** Begin Data for the task **
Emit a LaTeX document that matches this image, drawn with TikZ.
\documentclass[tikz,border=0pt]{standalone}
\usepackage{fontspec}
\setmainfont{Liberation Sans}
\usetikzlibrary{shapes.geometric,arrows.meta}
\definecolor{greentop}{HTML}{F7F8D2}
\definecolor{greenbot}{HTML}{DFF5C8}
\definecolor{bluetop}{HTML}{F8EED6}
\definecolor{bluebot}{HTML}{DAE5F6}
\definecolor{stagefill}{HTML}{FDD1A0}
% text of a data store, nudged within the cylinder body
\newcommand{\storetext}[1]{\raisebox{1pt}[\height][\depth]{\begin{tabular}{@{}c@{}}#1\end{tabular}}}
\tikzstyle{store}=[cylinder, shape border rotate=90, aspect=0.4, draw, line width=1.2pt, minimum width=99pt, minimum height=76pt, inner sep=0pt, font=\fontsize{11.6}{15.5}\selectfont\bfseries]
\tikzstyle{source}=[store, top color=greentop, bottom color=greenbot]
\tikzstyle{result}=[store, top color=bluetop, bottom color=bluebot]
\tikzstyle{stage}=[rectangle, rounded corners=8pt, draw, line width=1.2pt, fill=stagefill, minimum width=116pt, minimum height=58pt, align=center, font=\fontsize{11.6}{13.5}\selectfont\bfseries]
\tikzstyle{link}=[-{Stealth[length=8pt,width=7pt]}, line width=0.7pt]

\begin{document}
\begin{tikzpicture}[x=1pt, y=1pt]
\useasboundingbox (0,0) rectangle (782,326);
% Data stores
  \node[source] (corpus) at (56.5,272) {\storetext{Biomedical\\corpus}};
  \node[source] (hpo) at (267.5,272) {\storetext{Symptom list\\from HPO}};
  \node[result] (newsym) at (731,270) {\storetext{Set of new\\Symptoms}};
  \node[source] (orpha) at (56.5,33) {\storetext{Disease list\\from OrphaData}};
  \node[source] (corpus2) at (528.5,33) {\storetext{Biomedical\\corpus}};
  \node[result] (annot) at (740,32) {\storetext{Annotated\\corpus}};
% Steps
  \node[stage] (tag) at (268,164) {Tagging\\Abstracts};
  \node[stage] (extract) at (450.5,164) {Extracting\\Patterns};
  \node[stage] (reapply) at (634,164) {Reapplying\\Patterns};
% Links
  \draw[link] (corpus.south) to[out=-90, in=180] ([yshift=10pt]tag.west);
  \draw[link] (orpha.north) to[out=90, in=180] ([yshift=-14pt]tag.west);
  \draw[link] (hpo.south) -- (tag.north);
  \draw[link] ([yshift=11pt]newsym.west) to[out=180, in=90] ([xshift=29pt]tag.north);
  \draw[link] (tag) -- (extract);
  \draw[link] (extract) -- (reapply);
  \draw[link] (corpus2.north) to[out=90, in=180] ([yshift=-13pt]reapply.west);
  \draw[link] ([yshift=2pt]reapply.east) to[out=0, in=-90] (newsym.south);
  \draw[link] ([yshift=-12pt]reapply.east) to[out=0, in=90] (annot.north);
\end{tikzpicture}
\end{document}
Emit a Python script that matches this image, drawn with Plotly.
** End Data for the task **
▸ Your instructions: Of the lines above, copy each that contains "matches".

▸ Expected answer:
Emit a LaTeX document that matches this image, drawn with TikZ.
Emit a Python script that matches this image, drawn with Plotly.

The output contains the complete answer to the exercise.